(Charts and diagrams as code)
============

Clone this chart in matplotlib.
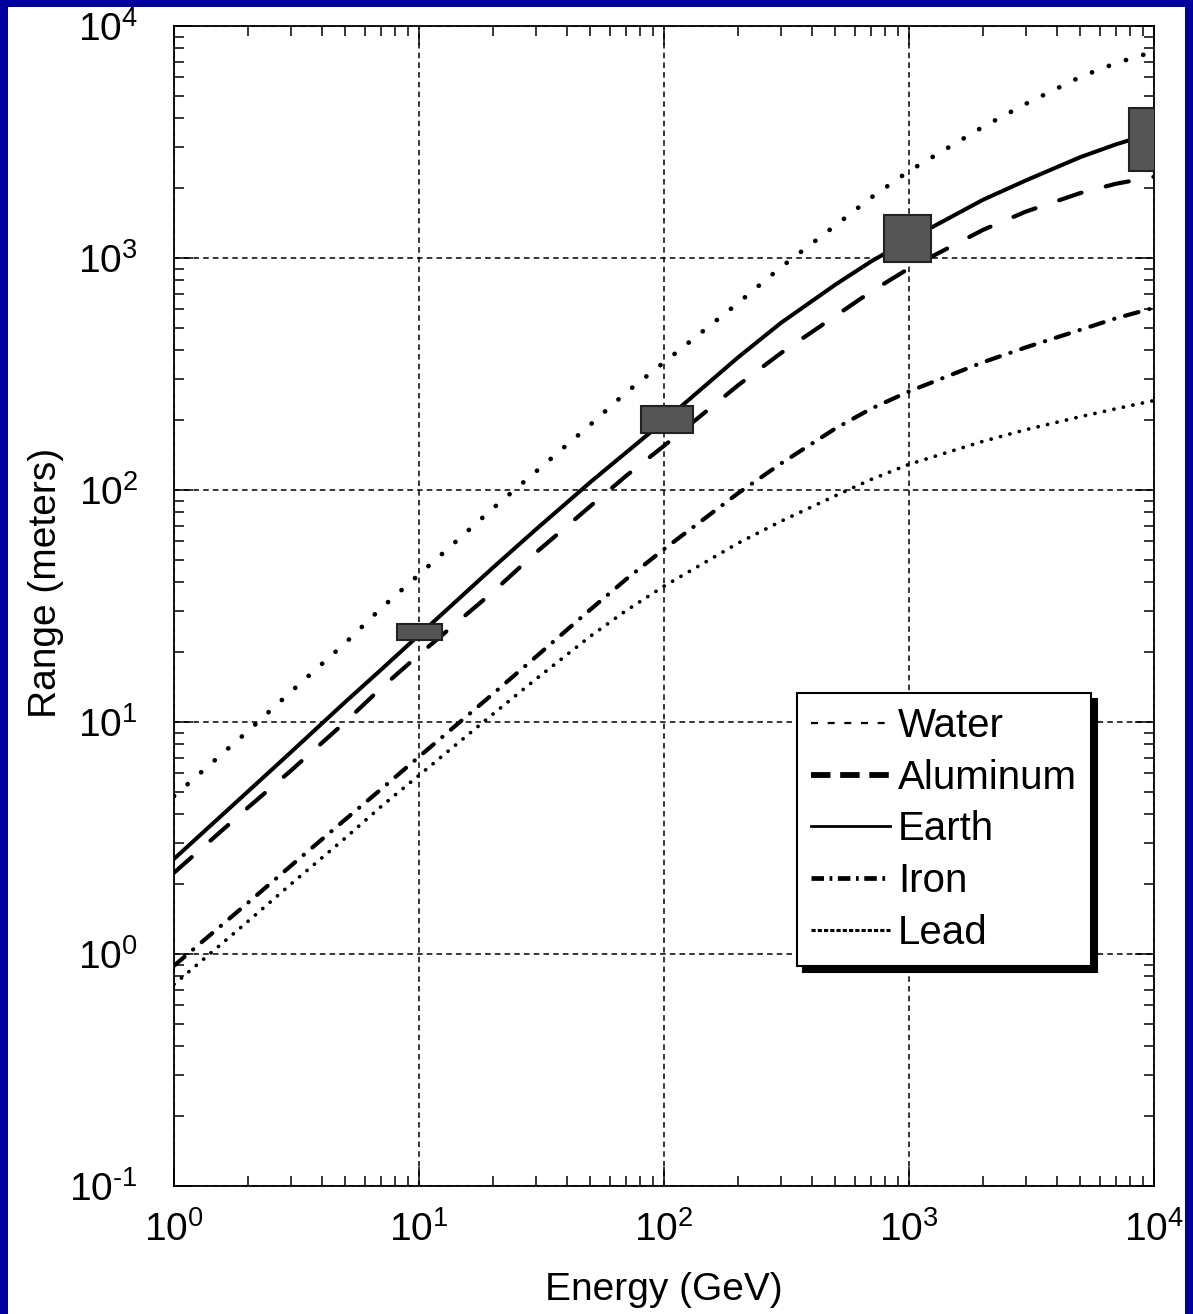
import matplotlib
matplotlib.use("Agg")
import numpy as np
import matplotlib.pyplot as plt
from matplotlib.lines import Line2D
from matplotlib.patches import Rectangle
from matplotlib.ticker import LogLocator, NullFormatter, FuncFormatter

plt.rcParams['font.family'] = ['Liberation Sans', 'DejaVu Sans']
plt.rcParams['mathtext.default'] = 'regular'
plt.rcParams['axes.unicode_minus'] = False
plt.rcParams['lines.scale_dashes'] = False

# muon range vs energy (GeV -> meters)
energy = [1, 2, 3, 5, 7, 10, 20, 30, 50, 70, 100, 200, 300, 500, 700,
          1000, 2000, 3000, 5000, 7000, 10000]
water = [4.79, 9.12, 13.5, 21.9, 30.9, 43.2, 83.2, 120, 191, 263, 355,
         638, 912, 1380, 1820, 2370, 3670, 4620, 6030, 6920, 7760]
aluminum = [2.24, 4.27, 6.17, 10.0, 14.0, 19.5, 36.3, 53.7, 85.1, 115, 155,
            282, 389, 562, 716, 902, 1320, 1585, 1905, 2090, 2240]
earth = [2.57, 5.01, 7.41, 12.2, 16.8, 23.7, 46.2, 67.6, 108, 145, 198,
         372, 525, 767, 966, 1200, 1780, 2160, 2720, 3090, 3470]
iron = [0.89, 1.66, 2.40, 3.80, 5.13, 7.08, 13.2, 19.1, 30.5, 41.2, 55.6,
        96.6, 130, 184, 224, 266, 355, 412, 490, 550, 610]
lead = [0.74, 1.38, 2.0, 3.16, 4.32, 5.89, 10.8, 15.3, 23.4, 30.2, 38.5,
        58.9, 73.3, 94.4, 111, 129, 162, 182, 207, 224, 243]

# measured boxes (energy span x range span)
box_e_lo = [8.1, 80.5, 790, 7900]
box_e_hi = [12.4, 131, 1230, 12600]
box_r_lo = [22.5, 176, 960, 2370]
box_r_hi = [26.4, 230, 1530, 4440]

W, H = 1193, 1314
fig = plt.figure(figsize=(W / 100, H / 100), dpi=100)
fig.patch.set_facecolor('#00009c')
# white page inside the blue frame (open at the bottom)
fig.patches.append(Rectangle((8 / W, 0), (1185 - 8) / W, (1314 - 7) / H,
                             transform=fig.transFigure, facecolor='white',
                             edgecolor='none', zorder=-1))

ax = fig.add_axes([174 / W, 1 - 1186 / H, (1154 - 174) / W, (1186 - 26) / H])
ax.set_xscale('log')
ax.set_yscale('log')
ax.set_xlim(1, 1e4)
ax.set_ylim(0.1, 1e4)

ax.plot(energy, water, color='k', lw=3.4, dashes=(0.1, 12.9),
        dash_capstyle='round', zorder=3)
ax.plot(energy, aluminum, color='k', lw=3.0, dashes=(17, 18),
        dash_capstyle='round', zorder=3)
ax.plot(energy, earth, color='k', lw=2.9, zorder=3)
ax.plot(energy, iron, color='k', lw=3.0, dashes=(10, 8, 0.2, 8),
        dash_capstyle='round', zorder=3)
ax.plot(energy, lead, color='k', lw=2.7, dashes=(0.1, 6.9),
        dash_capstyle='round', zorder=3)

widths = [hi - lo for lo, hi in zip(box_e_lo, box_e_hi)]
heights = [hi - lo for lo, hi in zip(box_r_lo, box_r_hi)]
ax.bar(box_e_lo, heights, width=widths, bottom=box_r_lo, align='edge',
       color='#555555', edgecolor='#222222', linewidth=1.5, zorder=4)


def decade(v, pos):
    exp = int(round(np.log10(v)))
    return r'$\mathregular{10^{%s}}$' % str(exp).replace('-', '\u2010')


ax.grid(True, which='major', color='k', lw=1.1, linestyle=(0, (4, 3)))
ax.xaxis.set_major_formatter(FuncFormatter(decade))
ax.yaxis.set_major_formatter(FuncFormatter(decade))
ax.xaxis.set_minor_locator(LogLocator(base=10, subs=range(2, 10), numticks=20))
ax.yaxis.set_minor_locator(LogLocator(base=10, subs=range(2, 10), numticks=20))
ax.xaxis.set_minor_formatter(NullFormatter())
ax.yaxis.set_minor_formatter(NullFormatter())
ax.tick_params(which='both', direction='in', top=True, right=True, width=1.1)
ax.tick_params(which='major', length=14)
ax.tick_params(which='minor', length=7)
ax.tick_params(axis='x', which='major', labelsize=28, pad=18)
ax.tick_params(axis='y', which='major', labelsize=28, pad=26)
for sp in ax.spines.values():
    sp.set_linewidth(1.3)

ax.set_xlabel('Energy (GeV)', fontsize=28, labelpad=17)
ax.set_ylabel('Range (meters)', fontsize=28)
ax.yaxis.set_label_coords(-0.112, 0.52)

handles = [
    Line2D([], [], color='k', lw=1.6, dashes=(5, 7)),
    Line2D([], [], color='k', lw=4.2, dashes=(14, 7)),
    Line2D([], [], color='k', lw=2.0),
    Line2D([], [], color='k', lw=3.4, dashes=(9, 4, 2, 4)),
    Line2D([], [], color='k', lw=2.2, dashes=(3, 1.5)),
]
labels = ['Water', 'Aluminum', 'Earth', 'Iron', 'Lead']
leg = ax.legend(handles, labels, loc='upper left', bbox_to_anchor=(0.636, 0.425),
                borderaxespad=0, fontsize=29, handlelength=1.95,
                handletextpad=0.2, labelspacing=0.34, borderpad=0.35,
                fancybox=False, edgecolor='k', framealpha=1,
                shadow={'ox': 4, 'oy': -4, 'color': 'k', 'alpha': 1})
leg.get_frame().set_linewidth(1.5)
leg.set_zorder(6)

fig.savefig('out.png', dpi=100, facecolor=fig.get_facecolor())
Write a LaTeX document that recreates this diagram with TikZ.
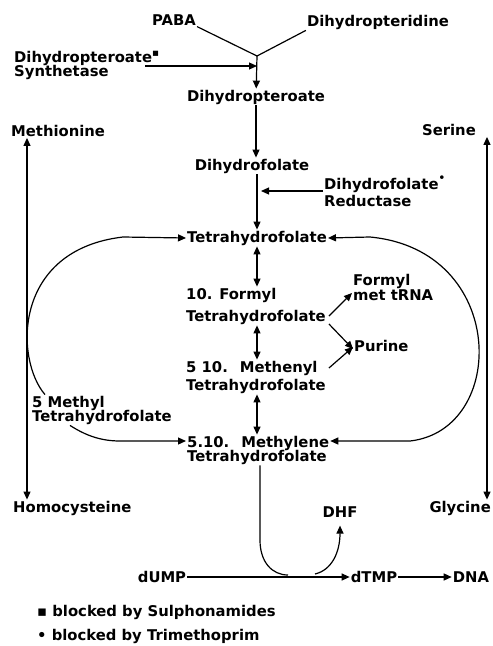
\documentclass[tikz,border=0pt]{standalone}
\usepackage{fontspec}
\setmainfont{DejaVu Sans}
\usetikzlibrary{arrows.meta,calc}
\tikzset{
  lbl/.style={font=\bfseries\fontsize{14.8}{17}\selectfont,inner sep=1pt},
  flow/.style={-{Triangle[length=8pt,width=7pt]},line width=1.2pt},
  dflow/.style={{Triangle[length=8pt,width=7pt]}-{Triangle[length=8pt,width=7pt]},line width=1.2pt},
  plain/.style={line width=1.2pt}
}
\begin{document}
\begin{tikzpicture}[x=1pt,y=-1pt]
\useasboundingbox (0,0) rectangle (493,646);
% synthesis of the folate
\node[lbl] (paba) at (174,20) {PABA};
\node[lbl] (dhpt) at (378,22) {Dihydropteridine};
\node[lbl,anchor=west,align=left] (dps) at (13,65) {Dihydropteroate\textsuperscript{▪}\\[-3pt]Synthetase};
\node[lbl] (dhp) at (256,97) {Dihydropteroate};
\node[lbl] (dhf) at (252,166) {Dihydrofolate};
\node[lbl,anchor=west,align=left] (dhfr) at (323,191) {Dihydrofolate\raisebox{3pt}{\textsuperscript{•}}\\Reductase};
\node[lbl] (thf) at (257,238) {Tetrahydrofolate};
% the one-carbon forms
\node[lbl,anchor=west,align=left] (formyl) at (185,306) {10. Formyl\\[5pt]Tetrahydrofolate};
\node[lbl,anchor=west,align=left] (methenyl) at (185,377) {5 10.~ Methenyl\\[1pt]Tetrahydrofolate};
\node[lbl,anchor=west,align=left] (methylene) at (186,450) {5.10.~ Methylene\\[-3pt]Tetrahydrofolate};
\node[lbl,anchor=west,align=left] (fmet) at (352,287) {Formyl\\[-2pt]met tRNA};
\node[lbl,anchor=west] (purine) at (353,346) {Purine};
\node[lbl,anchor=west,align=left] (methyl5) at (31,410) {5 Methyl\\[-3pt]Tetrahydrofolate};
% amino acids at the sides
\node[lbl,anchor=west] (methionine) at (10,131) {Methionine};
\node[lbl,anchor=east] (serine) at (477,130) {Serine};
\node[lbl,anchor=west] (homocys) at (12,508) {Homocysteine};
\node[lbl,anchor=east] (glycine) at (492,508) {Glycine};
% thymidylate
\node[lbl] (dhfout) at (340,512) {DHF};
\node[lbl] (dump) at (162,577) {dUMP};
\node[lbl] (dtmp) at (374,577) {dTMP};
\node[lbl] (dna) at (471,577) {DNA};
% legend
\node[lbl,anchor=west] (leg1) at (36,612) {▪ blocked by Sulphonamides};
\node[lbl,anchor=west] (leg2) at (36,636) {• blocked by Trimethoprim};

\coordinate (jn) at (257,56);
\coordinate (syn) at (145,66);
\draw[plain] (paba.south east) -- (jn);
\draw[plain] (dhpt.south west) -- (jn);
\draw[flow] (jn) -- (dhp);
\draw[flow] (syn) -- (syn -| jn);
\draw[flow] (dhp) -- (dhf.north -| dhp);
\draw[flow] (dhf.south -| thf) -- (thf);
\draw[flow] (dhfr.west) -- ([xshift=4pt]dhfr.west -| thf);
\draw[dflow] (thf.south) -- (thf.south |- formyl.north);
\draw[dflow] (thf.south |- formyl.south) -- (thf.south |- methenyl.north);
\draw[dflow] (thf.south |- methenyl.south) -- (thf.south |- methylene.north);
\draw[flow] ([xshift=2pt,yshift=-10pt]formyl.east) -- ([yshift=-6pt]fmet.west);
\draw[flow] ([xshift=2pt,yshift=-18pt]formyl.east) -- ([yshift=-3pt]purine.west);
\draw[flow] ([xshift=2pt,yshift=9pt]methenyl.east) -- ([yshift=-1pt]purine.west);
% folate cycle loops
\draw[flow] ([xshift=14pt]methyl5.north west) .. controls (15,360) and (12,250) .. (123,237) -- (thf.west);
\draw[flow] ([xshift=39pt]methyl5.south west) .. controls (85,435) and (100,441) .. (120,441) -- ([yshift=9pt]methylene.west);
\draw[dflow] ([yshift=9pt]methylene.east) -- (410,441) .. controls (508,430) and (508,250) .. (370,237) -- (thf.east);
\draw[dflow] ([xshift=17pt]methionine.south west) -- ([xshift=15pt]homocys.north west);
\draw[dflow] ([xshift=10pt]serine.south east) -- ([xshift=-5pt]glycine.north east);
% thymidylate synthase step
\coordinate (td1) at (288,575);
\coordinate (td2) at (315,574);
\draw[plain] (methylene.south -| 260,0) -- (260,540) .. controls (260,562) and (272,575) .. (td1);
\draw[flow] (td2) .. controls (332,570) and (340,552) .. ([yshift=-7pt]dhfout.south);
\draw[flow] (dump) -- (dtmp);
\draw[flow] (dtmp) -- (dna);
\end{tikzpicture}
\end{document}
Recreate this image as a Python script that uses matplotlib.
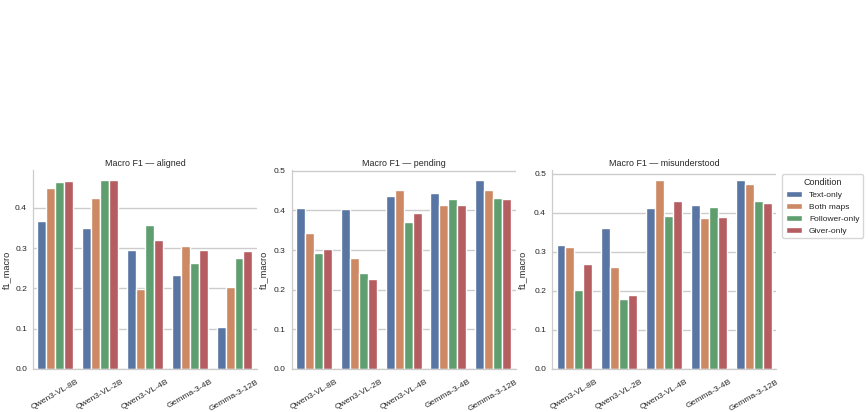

============

» THE PROBLEM: Leave out the pictures and repeat the lines from the start of the material through the line with "ax.set_ylim(0.1, 1e4)", inclusive.

» ANSWER TO THIS PROBLEM:
Clone this chart in matplotlib.
import matplotlib
matplotlib.use("Agg")
import numpy as np
import matplotlib.pyplot as plt
from matplotlib.lines import Line2D
from matplotlib.patches import Rectangle
from matplotlib.ticker import LogLocator, NullFormatter, FuncFormatter

plt.rcParams['font.family'] = ['Liberation Sans', 'DejaVu Sans']
plt.rcParams['mathtext.default'] = 'regular'
plt.rcParams['axes.unicode_minus'] = False
plt.rcParams['lines.scale_dashes'] = False

# muon range vs energy (GeV -> meters)
energy = [1, 2, 3, 5, 7, 10, 20, 30, 50, 70, 100, 200, 300, 500, 700,
          1000, 2000, 3000, 5000, 7000, 10000]
water = [4.79, 9.12, 13.5, 21.9, 30.9, 43.2, 83.2, 120, 191, 263, 355,
         638, 912, 1380, 1820, 2370, 3670, 4620, 6030, 6920, 7760]
aluminum = [2.24, 4.27, 6.17, 10.0, 14.0, 19.5, 36.3, 53.7, 85.1, 115, 155,
            282, 389, 562, 716, 902, 1320, 1585, 1905, 2090, 2240]
earth = [2.57, 5.01, 7.41, 12.2, 16.8, 23.7, 46.2, 67.6, 108, 145, 198,
         372, 525, 767, 966, 1200, 1780, 2160, 2720, 3090, 3470]
iron = [0.89, 1.66, 2.40, 3.80, 5.13, 7.08, 13.2, 19.1, 30.5, 41.2, 55.6,
        96.6, 130, 184, 224, 266, 355, 412, 490, 550, 610]
lead = [0.74, 1.38, 2.0, 3.16, 4.32, 5.89, 10.8, 15.3, 23.4, 30.2, 38.5,
        58.9, 73.3, 94.4, 111, 129, 162, 182, 207, 224, 243]

# measured boxes (energy span x range span)
box_e_lo = [8.1, 80.5, 790, 7900]
box_e_hi = [12.4, 131, 1230, 12600]
box_r_lo = [22.5, 176, 960, 2370]
box_r_hi = [26.4, 230, 1530, 4440]

W, H = 1193, 1314
fig = plt.figure(figsize=(W / 100, H / 100), dpi=100)
fig.patch.set_facecolor('#00009c')
# white page inside the blue frame (open at the bottom)
fig.patches.append(Rectangle((8 / W, 0), (1185 - 8) / W, (1314 - 7) / H,
                             transform=fig.transFigure, facecolor='white',
                             edgecolor='none', zorder=-1))

ax = fig.add_axes([174 / W, 1 - 1186 / H, (1154 - 174) / W, (1186 - 26) / H])
ax.set_xscale('log')
ax.set_yscale('log')
ax.set_xlim(1, 1e4)
ax.set_ylim(0.1, 1e4)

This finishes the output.